— AIM OF THE TASK —
In the listing below, find every line with the string "this" and pull it out.

━━━ MATERIAL TO PROCESS ━━━

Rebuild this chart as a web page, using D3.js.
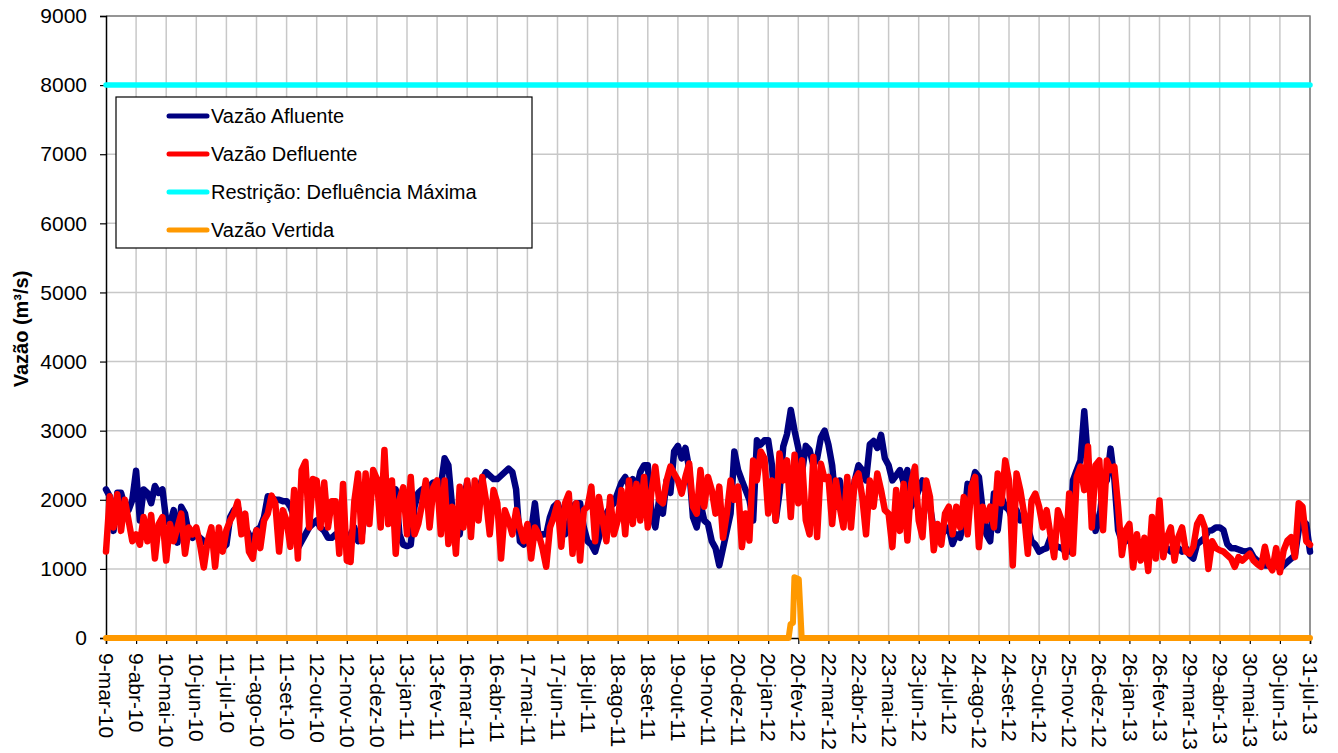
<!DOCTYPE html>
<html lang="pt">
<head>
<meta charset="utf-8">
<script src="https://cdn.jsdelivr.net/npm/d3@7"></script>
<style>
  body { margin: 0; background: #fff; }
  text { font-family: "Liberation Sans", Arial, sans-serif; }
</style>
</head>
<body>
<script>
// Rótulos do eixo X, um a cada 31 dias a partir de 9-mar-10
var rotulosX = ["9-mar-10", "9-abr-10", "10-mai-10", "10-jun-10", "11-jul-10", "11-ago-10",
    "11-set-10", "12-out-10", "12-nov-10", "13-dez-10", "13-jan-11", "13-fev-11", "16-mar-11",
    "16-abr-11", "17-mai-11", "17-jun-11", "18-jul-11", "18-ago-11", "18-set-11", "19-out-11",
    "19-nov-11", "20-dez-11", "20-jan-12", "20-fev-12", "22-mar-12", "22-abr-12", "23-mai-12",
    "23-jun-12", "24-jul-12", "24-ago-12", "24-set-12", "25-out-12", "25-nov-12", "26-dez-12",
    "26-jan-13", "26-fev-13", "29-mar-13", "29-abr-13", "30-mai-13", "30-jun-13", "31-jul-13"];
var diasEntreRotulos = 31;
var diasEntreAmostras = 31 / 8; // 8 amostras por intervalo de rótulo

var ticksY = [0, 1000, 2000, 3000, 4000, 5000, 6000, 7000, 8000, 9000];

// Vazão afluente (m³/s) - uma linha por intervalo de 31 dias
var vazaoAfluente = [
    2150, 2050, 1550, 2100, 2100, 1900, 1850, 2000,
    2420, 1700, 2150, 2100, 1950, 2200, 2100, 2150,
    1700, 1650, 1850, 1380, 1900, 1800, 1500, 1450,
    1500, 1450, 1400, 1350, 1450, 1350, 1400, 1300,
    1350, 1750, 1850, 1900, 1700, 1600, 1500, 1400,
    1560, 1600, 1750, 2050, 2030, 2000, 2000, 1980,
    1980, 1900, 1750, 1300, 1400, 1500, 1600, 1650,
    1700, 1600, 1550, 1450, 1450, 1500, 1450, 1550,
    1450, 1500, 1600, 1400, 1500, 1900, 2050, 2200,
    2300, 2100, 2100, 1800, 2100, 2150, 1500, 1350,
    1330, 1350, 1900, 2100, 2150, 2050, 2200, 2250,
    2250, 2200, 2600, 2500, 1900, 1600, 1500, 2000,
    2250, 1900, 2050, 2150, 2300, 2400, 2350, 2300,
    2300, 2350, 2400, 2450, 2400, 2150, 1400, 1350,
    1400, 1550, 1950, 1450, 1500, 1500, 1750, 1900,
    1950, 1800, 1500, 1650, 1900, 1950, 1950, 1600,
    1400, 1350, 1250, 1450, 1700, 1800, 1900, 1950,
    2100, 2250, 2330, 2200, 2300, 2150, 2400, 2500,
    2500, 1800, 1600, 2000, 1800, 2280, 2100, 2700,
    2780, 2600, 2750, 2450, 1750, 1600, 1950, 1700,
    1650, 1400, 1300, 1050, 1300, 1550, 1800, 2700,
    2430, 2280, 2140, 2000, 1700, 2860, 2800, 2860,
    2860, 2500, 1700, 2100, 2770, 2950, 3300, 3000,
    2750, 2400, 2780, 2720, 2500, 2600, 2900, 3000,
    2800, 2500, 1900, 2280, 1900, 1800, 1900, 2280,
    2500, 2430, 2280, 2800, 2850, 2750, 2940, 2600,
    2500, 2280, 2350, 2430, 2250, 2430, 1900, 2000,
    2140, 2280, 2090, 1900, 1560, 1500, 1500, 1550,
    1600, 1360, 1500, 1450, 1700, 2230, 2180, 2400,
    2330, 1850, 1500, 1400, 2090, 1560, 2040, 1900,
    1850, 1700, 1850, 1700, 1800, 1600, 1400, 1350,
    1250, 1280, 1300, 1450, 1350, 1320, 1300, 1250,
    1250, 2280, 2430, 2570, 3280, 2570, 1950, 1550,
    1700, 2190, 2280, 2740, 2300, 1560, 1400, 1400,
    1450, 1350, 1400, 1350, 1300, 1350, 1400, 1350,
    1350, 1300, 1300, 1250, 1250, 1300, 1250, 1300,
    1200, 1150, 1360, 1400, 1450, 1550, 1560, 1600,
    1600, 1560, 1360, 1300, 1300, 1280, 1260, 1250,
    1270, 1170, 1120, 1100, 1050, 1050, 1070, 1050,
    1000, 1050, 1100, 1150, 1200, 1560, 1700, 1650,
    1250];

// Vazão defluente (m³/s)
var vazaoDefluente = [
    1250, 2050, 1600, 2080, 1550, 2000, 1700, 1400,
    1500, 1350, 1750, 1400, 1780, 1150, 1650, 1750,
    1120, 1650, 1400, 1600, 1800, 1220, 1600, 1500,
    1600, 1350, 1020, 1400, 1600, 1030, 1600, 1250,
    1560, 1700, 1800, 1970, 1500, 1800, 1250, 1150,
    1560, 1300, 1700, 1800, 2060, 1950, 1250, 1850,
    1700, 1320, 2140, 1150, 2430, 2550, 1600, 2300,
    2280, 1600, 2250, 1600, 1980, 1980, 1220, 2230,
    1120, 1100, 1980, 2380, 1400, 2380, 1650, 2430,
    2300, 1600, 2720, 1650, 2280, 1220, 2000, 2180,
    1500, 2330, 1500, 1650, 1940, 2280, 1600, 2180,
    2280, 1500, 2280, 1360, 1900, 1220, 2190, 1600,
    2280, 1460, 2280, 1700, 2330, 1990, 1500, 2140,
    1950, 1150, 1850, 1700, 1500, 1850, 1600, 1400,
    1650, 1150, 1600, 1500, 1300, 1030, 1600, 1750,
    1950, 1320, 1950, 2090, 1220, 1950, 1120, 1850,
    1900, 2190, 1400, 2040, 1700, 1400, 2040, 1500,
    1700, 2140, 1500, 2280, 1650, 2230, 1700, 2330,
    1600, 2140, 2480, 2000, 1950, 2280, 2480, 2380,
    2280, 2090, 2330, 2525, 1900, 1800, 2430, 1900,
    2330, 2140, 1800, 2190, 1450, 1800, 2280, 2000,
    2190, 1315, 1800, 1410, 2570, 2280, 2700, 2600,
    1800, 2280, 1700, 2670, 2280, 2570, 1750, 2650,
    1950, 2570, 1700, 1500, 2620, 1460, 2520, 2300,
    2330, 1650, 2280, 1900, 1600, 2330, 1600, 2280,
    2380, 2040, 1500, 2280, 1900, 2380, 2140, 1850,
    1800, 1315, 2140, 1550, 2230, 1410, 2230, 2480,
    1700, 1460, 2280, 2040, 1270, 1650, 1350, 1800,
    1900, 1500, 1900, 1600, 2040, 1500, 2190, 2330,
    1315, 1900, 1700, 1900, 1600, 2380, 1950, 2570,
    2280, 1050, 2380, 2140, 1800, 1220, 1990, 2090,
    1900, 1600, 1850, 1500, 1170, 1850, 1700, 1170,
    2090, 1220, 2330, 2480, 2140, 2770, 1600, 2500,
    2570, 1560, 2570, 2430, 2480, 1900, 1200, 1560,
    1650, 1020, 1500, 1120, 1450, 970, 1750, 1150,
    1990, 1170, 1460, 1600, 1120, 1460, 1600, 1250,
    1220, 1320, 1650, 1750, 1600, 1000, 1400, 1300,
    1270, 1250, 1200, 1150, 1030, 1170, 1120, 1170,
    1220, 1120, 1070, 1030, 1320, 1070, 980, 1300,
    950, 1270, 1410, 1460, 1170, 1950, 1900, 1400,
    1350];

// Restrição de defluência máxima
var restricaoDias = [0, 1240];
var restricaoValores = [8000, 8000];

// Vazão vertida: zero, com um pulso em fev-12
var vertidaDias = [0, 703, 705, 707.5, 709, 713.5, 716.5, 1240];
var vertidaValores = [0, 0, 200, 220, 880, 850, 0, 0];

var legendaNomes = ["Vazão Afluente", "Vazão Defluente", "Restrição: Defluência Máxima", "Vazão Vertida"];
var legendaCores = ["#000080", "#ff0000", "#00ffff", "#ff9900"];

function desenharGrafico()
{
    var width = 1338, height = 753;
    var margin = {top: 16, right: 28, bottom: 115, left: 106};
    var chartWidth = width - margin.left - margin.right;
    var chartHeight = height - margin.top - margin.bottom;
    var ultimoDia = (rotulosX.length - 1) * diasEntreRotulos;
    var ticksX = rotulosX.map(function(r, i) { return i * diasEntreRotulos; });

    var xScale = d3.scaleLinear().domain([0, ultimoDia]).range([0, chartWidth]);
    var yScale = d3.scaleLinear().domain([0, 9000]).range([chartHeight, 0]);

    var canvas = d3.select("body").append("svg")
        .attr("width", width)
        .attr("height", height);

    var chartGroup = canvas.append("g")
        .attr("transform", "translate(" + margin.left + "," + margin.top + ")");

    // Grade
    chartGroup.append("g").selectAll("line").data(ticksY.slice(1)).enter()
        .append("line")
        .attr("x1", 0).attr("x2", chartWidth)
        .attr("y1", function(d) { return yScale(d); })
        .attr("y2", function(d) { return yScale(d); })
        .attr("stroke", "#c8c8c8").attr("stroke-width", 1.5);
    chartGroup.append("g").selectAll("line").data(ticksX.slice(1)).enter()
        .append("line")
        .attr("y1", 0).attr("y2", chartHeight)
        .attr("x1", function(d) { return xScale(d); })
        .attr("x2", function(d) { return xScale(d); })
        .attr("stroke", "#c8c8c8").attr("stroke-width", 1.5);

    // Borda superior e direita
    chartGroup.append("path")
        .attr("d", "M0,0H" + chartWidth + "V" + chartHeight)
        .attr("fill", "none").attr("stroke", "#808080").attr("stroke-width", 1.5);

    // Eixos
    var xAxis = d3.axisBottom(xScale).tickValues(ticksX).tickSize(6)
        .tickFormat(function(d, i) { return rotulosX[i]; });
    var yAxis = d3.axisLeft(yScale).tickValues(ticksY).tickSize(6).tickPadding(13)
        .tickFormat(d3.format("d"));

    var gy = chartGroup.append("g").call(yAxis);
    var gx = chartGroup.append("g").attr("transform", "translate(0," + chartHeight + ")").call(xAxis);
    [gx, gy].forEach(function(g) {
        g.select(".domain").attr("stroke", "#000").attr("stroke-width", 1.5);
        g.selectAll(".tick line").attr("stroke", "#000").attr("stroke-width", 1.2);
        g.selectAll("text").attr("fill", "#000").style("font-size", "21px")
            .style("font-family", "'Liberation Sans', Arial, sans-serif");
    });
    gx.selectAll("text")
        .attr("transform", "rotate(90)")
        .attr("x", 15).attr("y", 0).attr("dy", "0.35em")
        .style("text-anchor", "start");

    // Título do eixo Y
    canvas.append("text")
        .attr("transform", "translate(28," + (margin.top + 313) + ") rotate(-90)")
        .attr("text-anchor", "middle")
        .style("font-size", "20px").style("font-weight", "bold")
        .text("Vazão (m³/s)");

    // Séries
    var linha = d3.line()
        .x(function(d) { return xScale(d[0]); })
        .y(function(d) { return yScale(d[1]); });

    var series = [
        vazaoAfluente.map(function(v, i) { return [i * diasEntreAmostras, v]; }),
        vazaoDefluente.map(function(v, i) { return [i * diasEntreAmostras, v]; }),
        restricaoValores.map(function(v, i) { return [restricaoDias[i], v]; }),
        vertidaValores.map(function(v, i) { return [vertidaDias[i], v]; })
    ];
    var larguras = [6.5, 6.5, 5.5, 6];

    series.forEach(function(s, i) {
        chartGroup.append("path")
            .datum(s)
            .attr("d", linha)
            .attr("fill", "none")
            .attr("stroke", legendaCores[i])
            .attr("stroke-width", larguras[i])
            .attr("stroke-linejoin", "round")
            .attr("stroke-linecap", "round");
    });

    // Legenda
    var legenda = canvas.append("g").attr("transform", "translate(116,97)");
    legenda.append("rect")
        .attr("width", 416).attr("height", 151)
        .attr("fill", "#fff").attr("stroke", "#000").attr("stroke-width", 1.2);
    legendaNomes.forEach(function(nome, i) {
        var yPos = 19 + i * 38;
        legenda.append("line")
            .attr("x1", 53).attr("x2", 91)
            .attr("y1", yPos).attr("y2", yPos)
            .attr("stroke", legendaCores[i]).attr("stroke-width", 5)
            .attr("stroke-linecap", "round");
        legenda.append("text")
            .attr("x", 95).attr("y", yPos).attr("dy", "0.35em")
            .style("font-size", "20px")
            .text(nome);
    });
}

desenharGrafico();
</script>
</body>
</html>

━━━
━━━ MATERIAL TO PROCESS ━━━

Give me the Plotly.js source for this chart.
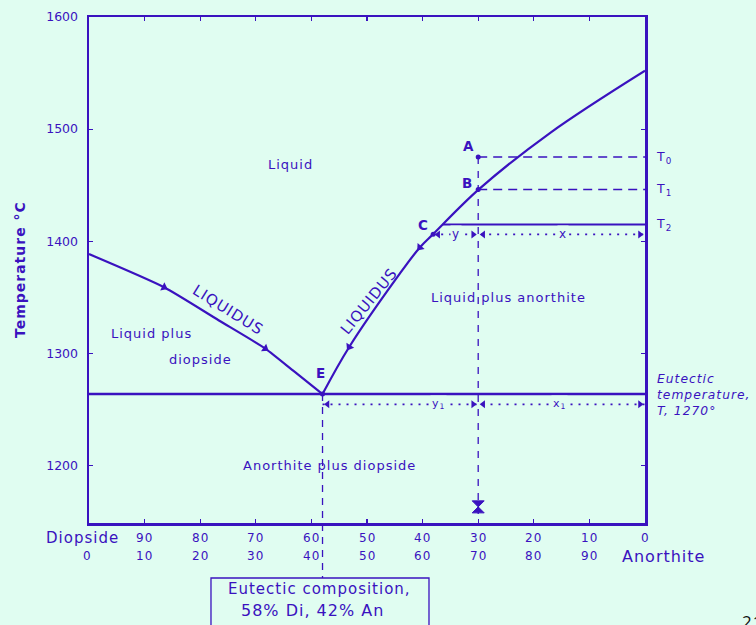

━━━

— OUTPUT —
Rebuild this chart as a web page, using D3.js.
Give me the Plotly.js source for this chart.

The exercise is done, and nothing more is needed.